Introduction
The Missing Boy, my new novel, was a very painful book to write. It’s the story of a thirteen year old boy who runs away from home. Starting with the horrible fact that 100,000 children are reported missing each year, I found myself more and interested in how and why this happens. I talked to the police, watched missing person programmes (extraordinarily dramatic) and researched the families left behind. Happily, most of these children return but some don’t and many have met various levels of abuse and violence while they are unprotected in the world. Drugs are a continuing danger.
There were times when I regretted choosing the suffering of a child as a central theme. The structure of the book as a kind of thriller with the boy’s safety under constant threat meant that I wrote it in a state of deep anxiety. In some ways I felt more like a voyeur than the author.
On the other hand it was a new way for me to look at the importance of a loving family and the miseries cause by its breakdown. Love is much written about in our society but I found myself questioning whether it is often another word for selfishness.
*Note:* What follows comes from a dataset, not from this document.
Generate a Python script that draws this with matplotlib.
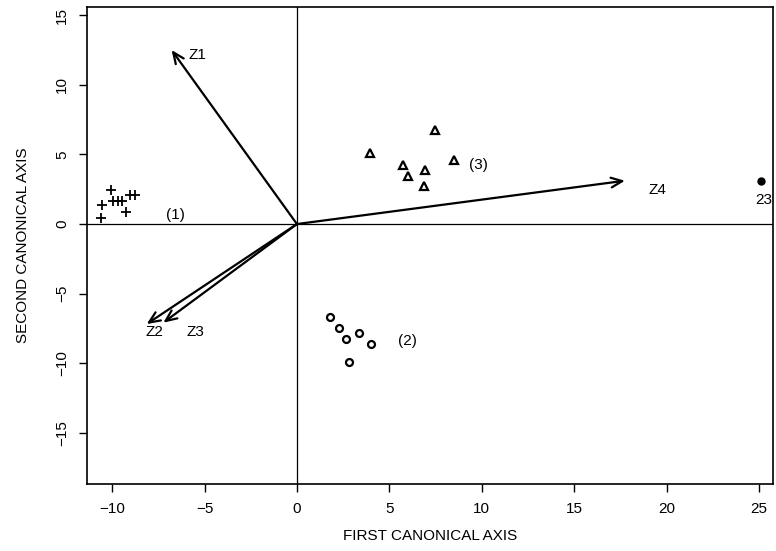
import numpy as np
import matplotlib
matplotlib.use('Agg')
import matplotlib.pyplot as plt

plt.rcParams['font.family'] = ['Liberation Sans', 'DejaVu Sans']

# group (1): plus signs
g1_x = [-10.08, -10.57, -10.62, -9.94, -9.70, -9.49, -9.27, -9.04, -8.77]
g1_y = [2.44, 1.36, 0.41, 1.65, 1.65, 1.65, 0.89, 2.11, 2.11]
# group (2): open circles
g2_x = [1.79, 2.29, 2.65, 3.34, 3.99, 2.83]
g2_y = [-6.70, -7.49, -8.26, -7.82, -8.61, -9.88]
# group (3): triangles
g3_x = [7.47, 3.95, 5.75, 6.93, 8.50, 6.02, 6.87]
g3_y = [6.75, 5.07, 4.24, 3.88, 4.59, 3.45, 2.73]
# observation 23
p23 = (25.1, 3.11)

# variable vectors
vec_names = ['Z1', 'Z2', 'Z3', 'Z4']
vec_x = [-6.78, -8.13, -7.23, 17.75]
vec_y = [12.49, -7.18, -7.08, 3.11]
vec_lab_x = [-5.4, -7.7, -5.5, 19.5]
vec_lab_y = [12.1, -7.75, -7.75, 2.44]

grp_labels = ['(1)', '(2)', '(3)']
grp_lab_x = [-6.6, 6.0, 9.8]
grp_lab_y = [0.65, -8.38, 4.24]

fig = plt.figure(figsize=(7.76, 5.51), dpi=100)
ax = fig.add_axes([0.1121, 0.1216, 0.884, 0.8657])

ax.axhline(0, color='black', lw=0.9)
ax.axvline(0, color='black', lw=0.9)

ax.plot(g1_x, g1_y, '+', color='black', ms=7, mew=1.3)
ax.plot(g2_x, g2_y, 'o', color='black', mfc='none', ms=5, mew=1.6)
ax.plot(g3_x, g3_y, '^', color='black', mfc='none', ms=6, mew=1.6)
ax.plot([p23[0]], [p23[1]], 'o', color='black', ms=5)
ax.text(p23[0] + 0.15, p23[1] - 1.4, '23', ha='center', va='center', fontsize=11)

for name, vx, vy, lx, ly in zip(vec_names, vec_x, vec_y, vec_lab_x, vec_lab_y):
    ax.annotate('', xy=(vx, vy), xytext=(0, 0),
                arrowprops=dict(arrowstyle='->,head_length=0.8,head_width=0.35',
                                color='black', lw=1.6, shrinkA=0, shrinkB=0))
    ax.text(lx, ly, name, ha='center', va='center', fontsize=11)

for t, lx, ly in zip(grp_labels, grp_lab_x, grp_lab_y):
    ax.text(lx, ly, t, ha='center', va='center', fontsize=11)

ax.set_xlim(-11.36, 25.76)
ax.set_ylim(-18.66, 15.58)
ax.set_xticks([-10, -5, 0, 5, 10, 15, 20, 25])
ax.set_yticks([-15, -10, -5, 0, 5, 10, 15])
ax.set_xticklabels(['\u221210', '\u22125', '0', '5', '10', '15', '20', '25'])
ax.set_yticklabels(['\u221215', '\u221210', '\u22125', '0', '5', '10', '15'],
                   rotation=90, va='center')
ax.tick_params(direction='out', length=6, width=1, labelsize=11, pad=7)
for s in ax.spines.values():
    s.set_linewidth(1.2)

ax.set_xlabel('FIRST CANONICAL AXIS', fontsize=11, labelpad=9)
ax.set_ylabel('SECOND CANONICAL AXIS', fontsize=11, labelpad=18)

fig.savefig('out.png', dpi=100)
The Missing Boy follows my last novel, Lies and Loyalties which, although about very different circumstances, has linked themes.
Lies and Loyalties (paperback 2008) is about a family of four brothers and one sister, an MP, a QC, a Catholic priest, a brother who suffers from mental problems and his wife who at the beginning of the novel is resident in Her Majesty’s Prison Holloway. I’ve always been interested in the gap between the haves and have nots, between the comfortable and the disturbed. I may have caught that interest from my father, Lord Longford (see Longford Trust) who spent most of his later life trying to help prisoners. Now I’m involved with my work for Inside Time, the national newspaper for prisoners.
Lies, loyalties and love probably are the themes of most of my novels – obsessional love, serious lies and (mostly) family loyalties. To which I guess I’d have to add violence. Not that I’ve ever written the same novel twice. My last dozen novels have included: the story of a random act of violence in which the attacker leaves prison and searches for his victim, Bodily Harm; a passionate love affair partly set in Chile, One Summer; a sequel to Jane Austen’s, Emma, called Perfect Happiness (Emma & Knightley in US) which is the not very convincing last line of Austen’s superb novel. Then there’s The Space Between which examines the prospects of a young widow (lies) and A Woman’s Life which is a study of friendship (loyalties) between three women over forty years. They come from America, Ireland and England but their lives interweave over forty years.
Twenty years ago, I wrote a saga novel called A Woman’s Age which followed the lives of three generations of Englishwomen, kicking off in 1910. I suppose that was the nearest I’ve got to writing a book about feminism but women have often been at the centre of my work. Occasion of Sin, a tragic love story was actually an up to date telling of Tolstoy’s great novel Anna Karenina. In my version Anna gets back on the train. I shan’t go through all my novels here but there are a couple more I’d like to mention. The Garish Day has a man, a diplomat, at its centre and deals with four decades and as many countries. Magic and Fate is my stab at magic realism, although in fact a lot of it, particularly the super model heroine took a great deal of research. Luckily, the doyenne of the catwalks, Suzy Menkes, (fashion editor of the Herald Tribune) took me under her wing.
Writing about Magic and Fate reminds me to put in a note about the importance of entertainment- even fun – in novels, even those with serious themes. I often think that the reason that childrens’ books have become so popular with adults that the authors know very well that no child will stick with a book that doesn’t entertain them.
I began writing childrens’ books to entertain my own children – they did the first illustrations as I read them aloud (a practise I highly recommend) and now I’m looking to my grandchildren. My latest novels for the 8-11 age group are both adventure stories with a touch of fantasy, Far-Out and There’s More to Life.